In case of option 4, it mostly doesn't matter, but you definitely want your linting tools NOT to complain, and, hey, the best default is for any attempt to serialize things anyway to fail as fast as possible. Having each serializable class carry an implicit serialVersionUID is the best choice then.

Lombok cannot generate anything useful for you in ALL of these scenarios.

Actually, don't use java's serialization mechanism

There are many, many security leaks in java apps that are due to serialization issues, and binary compatibility is only a tiny part of why serialization is such a security mess.

The format that the java serialization mechanism uses is technically open, but its highly convoluted, so if you ever want to replace the mechanism with something of your own making, the code to read/write this binary format is very complicated, and as far as I know, there are no nice libraries.

You will never be able to write a tool in not-java that can read or write this data.

Trying to set up a system where you correct past mistakes by reading in serialized data and writing it back out in a more sane format is very difficult and requires class loader shenanigans, as you need to keep a version of your old class around.

You're limited into either two-way binary compatibility (which means newer versions are also attempted to be loaded into older versions, not usually what you want) or no compatibility at all, and these aren't good choices.

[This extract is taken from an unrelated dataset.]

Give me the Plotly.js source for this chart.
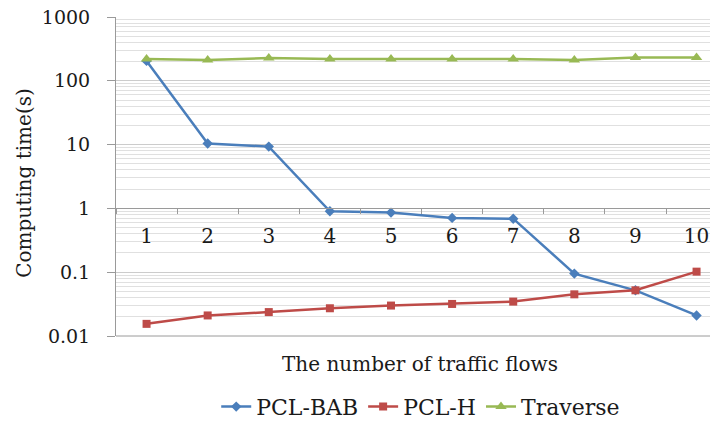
<!DOCTYPE html>
<html>
<head>
<meta charset="utf-8">
<script src="https://cdn.plot.ly/plotly-3.0.1.min.js"></script>
<style>html,body{margin:0;padding:0;background:#fff;}#chart{width:710px;height:428px;}</style>
</head>
<body>
<div id="chart"></div>
<script>
const categories = ['1','2','3','4','5','6','7','8','9','10'];
const pclBab = [205, 10.4, 9.3, 0.9, 0.86, 0.71, 0.69, 0.095, 0.052, 0.021];
const pclH = [0.0155, 0.021, 0.0237, 0.0272, 0.030, 0.0318, 0.0346, 0.045, 0.052, 0.102];
const traverse = [220, 212, 228, 220, 220, 220, 220, 212, 232, 232];
const seriesNames = ['PCL-BAB', 'PCL-H', 'Traverse'];
const yTickVals = [0.01, 0.1, 1, 10, 100, 1000];
const yTickText = ['0.01', '0.1', '1', '10', '100', '1000'];

// map the axis' decade labels onto the tick label array
const yLabelAlias = {};
yTickVals.forEach((v, i) => { yLabelAlias[String(v)] = yTickText[i]; });

const FONT = 'DejaVu Serif';
const TXT = '#1a1a1a';
const traces = [
  {x: categories, y: pclBab, name: seriesNames[0], mode: 'lines+markers', type: 'scatter',
   line: {color: '#4A7EBB', width: 2.5}, marker: {symbol: 'diamond', size: 8, color: '#4A7EBB'}},
  {x: categories, y: pclH, name: seriesNames[1], mode: 'lines+markers', type: 'scatter',
   line: {color: '#BE4B48', width: 2.5}, marker: {symbol: 'square', size: 8, color: '#BE4B48'}},
  {x: categories, y: traverse, name: seriesNames[2], mode: 'lines+markers', type: 'scatter',
   line: {color: '#98B954', width: 2.5}, marker: {symbol: 'triangle-up', size: 10, color: '#98B954'}}
];

const layout = {
  width: 710, height: 428,
  margin: {l: 116, r: 0, t: 17, b: 86, pad: 0},
  paper_bgcolor: '#fff', plot_bgcolor: '#fff',
  font: {family: FONT, size: 20, color: TXT},
  showlegend: true,
  legend: {orientation: 'h', x: 0.513, xanchor: 'center', y: -0.222, yanchor: 'middle',
           font: {family: FONT, size: 22, color: TXT}, bgcolor: 'rgba(0,0,0,0)'},
  xaxis: {type: 'category', range: [-0.5, 9.22], anchor: 'free', position: 0.4,
          showgrid: false, zeroline: false, showline: true, linecolor: '#9a9a9a', linewidth: 1,
          ticks: 'outside', ticklen: 5, tickcolor: '#9a9a9a', tickson: 'boundaries',
          ticklabelstandoff: 10,
          tickfont: {family: FONT, size: 20, color: TXT}},
  yaxis: {type: 'log', range: [-2, 3], showline: true, linecolor: '#9a9a9a', linewidth: 1,
          tickmode: 'linear', tick0: 0, dtick: 1, labelalias: yLabelAlias,
          ticks: 'outside', ticklen: 8, tickcolor: '#9a9a9a', ticklabelstandoff: 13,
          showgrid: true, gridcolor: '#cccccc', gridwidth: 1, zeroline: false,
          minor: {dtick: 'D1', showgrid: true, gridcolor: '#e0e0e0', gridwidth: 1, ticks: ''},
          tickfont: {family: FONT, size: 19, color: TXT}},
  shapes: [{type: 'line', xref: 'paper', yref: 'paper', x0: 0, x1: 1, y0: 0, y1: 0,
            line: {color: '#9a9a9a', width: 1}}],
  annotations: [
    {text: 'The number of traffic flows', xref: 'paper', yref: 'paper', x: 0.512, y: -0.089,
     xanchor: 'center', yanchor: 'middle', showarrow: false, font: {family: FONT, size: 20, color: TXT}},
    {text: 'Computing time(s)', xref: 'paper', yref: 'paper', x: -0.155, y: 0.48, textangle: -90,
     xanchor: 'center', yanchor: 'middle', showarrow: false, font: {family: FONT, size: 20, color: TXT}}
  ]
};

Plotly.newPlot('chart', traces, layout, {displayModeBar: false, staticPlot: true});
</script>
</body>
</html>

Don't use java's serialization mechanism.

Write your own explicit binary format, for example using protobuf to make it easy to write the code to read/write it, or, use Jackson to serialize/deserialize your java objects into well known formats (for example, JSON), and using a considerably better API to let you configure exactly how your instance ends up as bytes on disk/on the network.

Configure your IDEs, commit hooks, and linting tools to disable any warning about missing serialVersionUID fields.